Official figures reveal that MPs claimed expenses and allowances of nearly £85m in 2005/6.
Their salaries were more than £38m, and resettlement and office winding-up grants of around £5.4m were paid to members who lost their seats or retired at last year's general election.
A pro rata increase in expenses and allowances of 2.2pc on 2004/5 is in fact higher as more than 130 MPs claimed for just 11 months, entering parliament after the May 2005 election
MPs' recoupable costs come on top of basic salary - currently £59,686, but rising to £60,277 in November - and pension.
Up to £87,276 can be claimed for salaries for researchers, secretaries and other staff, and a maximum of almost £22,000 can go to MPs with constituencies outside central London to pay for the costs of staying in the capital to attend parliament.
Other allowances are paid for travel on parliamentary business, office costs, stationery, postage and computer equipment.
Tony Blair claimed expenses worth £87,342 in his role as a constituency MP last year, compared with Gordon Brown's £134,586. Tory leader David Cameron clocked up £135,729 and Liberal Democrat leader Sir Menzies Campbell £123,617.
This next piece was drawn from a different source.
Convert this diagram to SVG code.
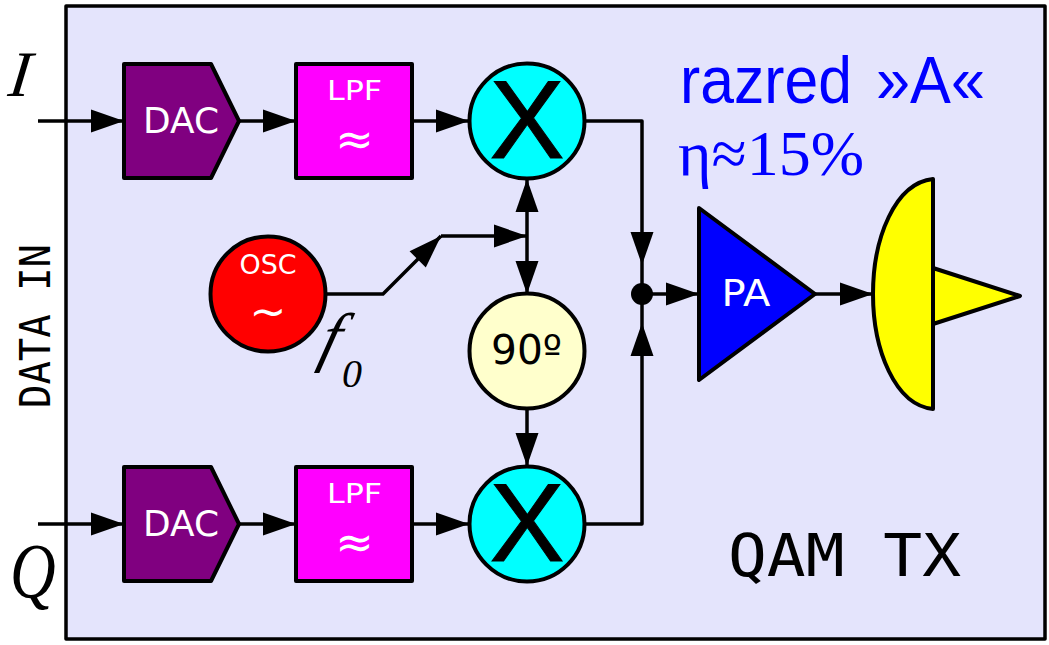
<svg xmlns="http://www.w3.org/2000/svg" width="1049" height="645" viewBox="0 0 1049 645">
<defs>
<marker id="arrow" markerUnits="userSpaceOnUse" markerWidth="33" markerHeight="23" refX="33" refY="11.5" orient="auto-start-reverse" overflow="visible"><path d="M0,0 L33,11.5 L0,23 Z" fill="#000"/></marker>
</defs>
<style>
.sh{stroke:#000;stroke-width:4;stroke-linejoin:round}
.ln{fill:none;stroke:#000;stroke-width:3.5;stroke-linejoin:round}
.a{marker-end:url(#arrow)}
.s{font-family:"DejaVu Sans",sans-serif;text-anchor:middle}
.x{font-family:"Liberation Sans",sans-serif;text-anchor:middle;fill:#000;stroke:#000;stroke-width:1;font-size:111px}
.w{fill:#fff}
.se{font-family:"Liberation Serif",serif;font-style:italic;fill:#000}
.m{font-family:"DejaVu Sans Mono",monospace;fill:#000}
.b{fill:#00f}
.h{font-family:"Liberation Sans",sans-serif;font-size:67px}
.t{font-family:"Liberation Serif","Times New Roman",serif;font-size:64px}
</style>
<rect id="frame" x="66" y="6" width="979" height="633" fill="#e4e4fc" stroke="#000" stroke-width="3.5" stroke-linejoin="round"/>
<g id="connectors">
<path class="ln a" d="M38,121H124"/>
<path class="ln a" d="M239,121H296"/>
<path class="ln a" d="M412,121H469"/>
<path class="ln a" d="M38,524H124"/>
<path class="ln a" d="M239,524H296"/>
<path class="ln a" d="M412,524H469"/>
<path class="ln a" d="M326,294H383L441,236"/>
<path class="ln a" d="M441,236H527"/>
<path class="ln a" d="M527,236V179"/>
<path class="ln a" d="M527,236V294"/>
<path class="ln a" d="M527,409V466"/>
<path class="ln a" d="M585,121H642V265"/>
<path class="ln a" d="M585,524H642V323"/>
<path class="ln" d="M642,265V323"/>
<path class="ln a" d="M642,294H699"/>
<path class="ln a" d="M815,294H873"/>
<circle cx="642" cy="294" r="11" fill="#000"/>
</g>
<g id="dac-i"><path class="sh" fill="#800080" d="M124,64H211L239,121L211,178H124Z"/><text class="s w" x="181" y="133" font-size="36" textLength="76" lengthAdjust="spacingAndGlyphs">DAC</text></g>
<g id="lpf-i"><rect class="sh" x="296" y="64" width="116" height="114" fill="#f0f"/><text class="s w" x="354.500" y="100" font-size="27" textLength="55" lengthAdjust="spacingAndGlyphs">LPF</text><text class="s w" x="354.500" y="155" font-size="46">≈</text></g>
<g id="mixer-i"><circle class="sh" cx="527" cy="121" r="57.5" fill="#0ff"/><text class="x" x="527" y="158" textLength="75" lengthAdjust="spacingAndGlyphs">X</text></g>
<g id="dac-q"><path class="sh" fill="#800080" d="M124,467H211L239,524L211,581H124Z"/><text class="s w" x="181" y="536" font-size="36" textLength="76" lengthAdjust="spacingAndGlyphs">DAC</text></g>
<g id="lpf-q"><rect class="sh" x="296" y="467" width="116" height="114" fill="#f0f"/><text class="s w" x="354.500" y="503" font-size="27" textLength="55" lengthAdjust="spacingAndGlyphs">LPF</text><text class="s w" x="354.500" y="558" font-size="46">≈</text></g>
<g id="mixer-q"><circle class="sh" cx="527" cy="524" r="57.5" fill="#0ff"/><text class="x" x="527" y="561" textLength="75" lengthAdjust="spacingAndGlyphs">X</text></g>
<g id="osc"><circle class="sh" cx="268" cy="294" r="57.5" fill="#f00"/><text class="s w" x="268" y="274" font-size="27" textLength="57" lengthAdjust="spacingAndGlyphs">OSC</text><text class="s w" x="268" y="327" font-size="44">~</text></g>
<g id="phase"><circle class="sh" cx="527" cy="351" r="57.5" fill="#ffc"/><text class="s" x="526.500" y="364" font-size="41" fill="#000" textLength="71" lengthAdjust="spacingAndGlyphs">90º</text></g>
<g id="pa"><path class="sh" fill="#00f" d="M699,208L815,294L699,380Z"/><text class="s w" x="746" y="306" font-size="37" textLength="49" lengthAdjust="spacingAndGlyphs">PA</text></g>
<g id="antenna"><path class="sh" fill="#ff0" d="M933,268L1020,296L933,324Z"/><path class="sh" fill="#ff0" d="M933,179V409C895,405 873,350 873,294C873,238 895,183 933,179Z"/></g>
<text class="se" transform="translate(7,96) skewX(-7)" font-size="65">I</text>
<text class="se" transform="translate(10,597) scale(1.02,1.25)" font-size="62">Q</text>
<text class="se" transform="translate(317,359) skewX(-15)" font-size="66">f</text>
<text class="se" x="342" y="387" font-size="40">0</text>
<text class="m" transform="translate(50,408) rotate(-90)" font-size="43" textLength="164" lengthAdjust="spacingAndGlyphs">DATA IN</text>
<text class="b h" x="680" y="103" textLength="172" lengthAdjust="spacingAndGlyphs">razred</text>
<text class="b h" x="876" y="103" textLength="109" lengthAdjust="spacingAndGlyphs">»A«</text>
<text class="b t" x="678" y="175" textLength="186" lengthAdjust="spacingAndGlyphs">η≈15%</text>
<text class="m" x="728" y="576" font-size="58" textLength="233" lengthAdjust="spacingAndGlyphs">QAM TX</text>
</svg>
Among our local MPs, the tally ranged from North Norfolk's Norman Lamb on £142,565 and Norwich North's Ian Gibson on £142,375 to West Suffolk's Richard Spring on £102,011.
With relatively hefty costs of accommodation in the capital - unlike the nil bill for London members - only five of our MPs came in below the average overall expenses cost of an MP of £125,767.
Besides Mr Spring - in 601st place in the charge sheet for 646 MPs - they were Henry Bellingham (North West Norfolk), Michael Lord (Central Suffolk and Ipswich North), John Gummer (Suffolk Coastal) and Christopher Fraser (South-West Norfolk).